I know I should be active on social media. As an author, the best way to get people to see your books is to be out there, saying hello and mixing with the crowd, rather than spending money spamming people with ‘buy my book’.
So I’m on Facebook, Twitter, Pinterest, Google+, and I even have some book readings on YouTube. The Facebook presence includes pages for the book series. It includes my Jemima presence, and my private one (for real family and friends). I only do Jemima on Twitter, and Google+, which I don’t really understand and languishes somewhat, because I don’t really have time to address it. And frankly, logging out of my private account into the Jemima one on Facebook means I don’t really interact with people on FB, only through the book pages. And of course there’s also Goodreads, where I’m also a moderator on the Great Middle Grade Reads Group.
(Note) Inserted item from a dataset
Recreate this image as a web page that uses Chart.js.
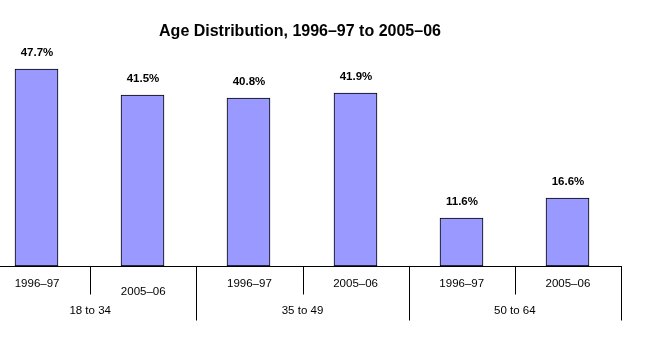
<!DOCTYPE html>
<html>
<head>
<meta charset="utf-8">
<script src="https://cdn.jsdelivr.net/npm/chart.js@4"></script>
<style>
html,body{margin:0;padding:0;background:#fff;overflow:hidden;width:646px;height:354px;}
#wrap{position:absolute;left:-16px;top:0;width:662px;height:354px;}
</style>
</head>
<body>
<div id="wrap"><canvas id="c" width="662" height="354"></canvas></div>
<script>
const title = 'Age Distribution, 1996–97 to 2005–06';
const groups = ['18 to 34', '35 to 49', '50 to 64'];
const periods = ['1996–97', '2005–06', '1996–97', '2005–06', '1996–97', '2005–06'];
const values = [47.7, 41.5, 40.8, 41.9, 11.6, 16.6];

const FONT = '"Liberation Sans", Arial, sans-serif';

const snap = {
  id: 'snap',
  beforeDatasetsDraw(chart) {
    chart.getDatasetMeta(0).data.forEach(b => {
      b.x = Math.round(b.x) - 0.5;
      b.y = Math.round(b.y);
      b.base = Math.round(b.base);
    });
  }
};

const overlay = {
  id: 'overlay',
  afterDatasetsDraw(chart) {
    const ctx = chart.ctx;
    const xs = chart.scales.x;
    const area = chart.chartArea;
    const n = periods.length;
    const w = (xs.right - xs.left) / n;
    const base = Math.round(area.bottom) + 0.5;
    ctx.save();
    // title
    ctx.fillStyle = '#000';
    ctx.font = 'bold 16px ' + FONT;
    ctx.textAlign = 'center';
    ctx.textBaseline = 'middle';
    ctx.fillText(title, 316, 32);
    // value labels
    ctx.font = 'bold 11.5px ' + FONT;
    const meta = chart.getDatasetMeta(0);
    meta.data.forEach((bar, i) => {
      ctx.fillText(values[i].toFixed(1) + '%', bar.x + 0.5, bar.y - 16.5);
    });
    // axis line and separators
    ctx.strokeStyle = '#000';
    ctx.lineWidth = 1;
    ctx.beginPath();
    ctx.moveTo(xs.left, base);
    ctx.lineTo(Math.round(xs.right) + 1, base);
    for (let i = 0; i <= n; i++) {
      const x = Math.round(xs.left + i * w) + 0.5;
      const long = (i % 2 === 0);
      ctx.moveTo(x, base);
      ctx.lineTo(x, long ? base + 54 : base + 28);
    }
    ctx.stroke();
    // period labels
    ctx.font = '11.5px ' + FONT;
    periods.forEach((p, i) => {
      const x = xs.getPixelForValue(i);
      const y = (i === 1) ? 291.5 : 284;
      ctx.fillText(p, x, y);
    });
    // group labels
    groups.forEach((g, gi) => {
      const x = xs.left + (gi * 2 + 1) * w;
      ctx.fillText(g, x, 311);
    });
    ctx.restore();
  }
};

new Chart(document.getElementById('c'), {
  type: 'bar',
  data: {
    labels: periods,
    datasets: [{
      data: values,
      backgroundColor: '#9999FF',
      borderColor: '#000',
      borderWidth: 1,
      borderSkipped: false,
      barThickness: 43
    }]
  },
  options: {
    responsive: false,
    animation: false,
    layout: { padding: { top: 60, bottom: 88, left: 0, right: 25 } },
    plugins: { legend: { display: false }, tooltip: { enabled: false }, title: { display: false } },
    scales: {
      x: { display: false, offset: true },
      y: { display: false, min: 0, max: 50 }
    }
  },
  plugins: [snap, overlay]
});
</script>
</body>
</html>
There is, simply, too much social media. I prefer to devote my time to my blog, to writing and to reading.
So why am I asking about Instagram?
It’s all the fault of this post by literary agent Carly Watters, reblogged by the Story Reading Ape a couple of weeks back.
If you’re unsure about whether Instagram is for you try it out and you’ll quickly see why book lovers flock there. Book covers are made to be captured and shared on the platform. Writers can share their WIP adventures or road to publication. Publishers host giveaways.
Plus, many book bloggers now use Instagram to promote their book coverage on their blogs. So not only should writers be on there to build a personal platform, writers should also be on there building a community to help promote their book when the time comes.
I think of Instagram as picture driven, much like Pinterest. I’m not sure how much social media interaction benefit there is from Pinterest, maybe I don’t use it properly. In fact the best thing about Pinterest for me is using it as a random filing cupboard where I link things I think might be useful, like A to Z challengers I like, or writing advice, or book review sites – or Inktober, which is what stopped me passing over the Instagram article.
Instagram like pictures, and one thing I have for the Princelings books is pictures. Zillions of them, so it seems, although at 8 books averaging about 20 chapters each, it’s ‘only’ 160 chapter illustrations (plus a dozen for seasonal short stories). So maybe I have the raw material for a presence on Instagram. Do I want it? I don’t know. I just think I ought to find out.
Of course, it would also be another excuse to buy a tablet or iPad.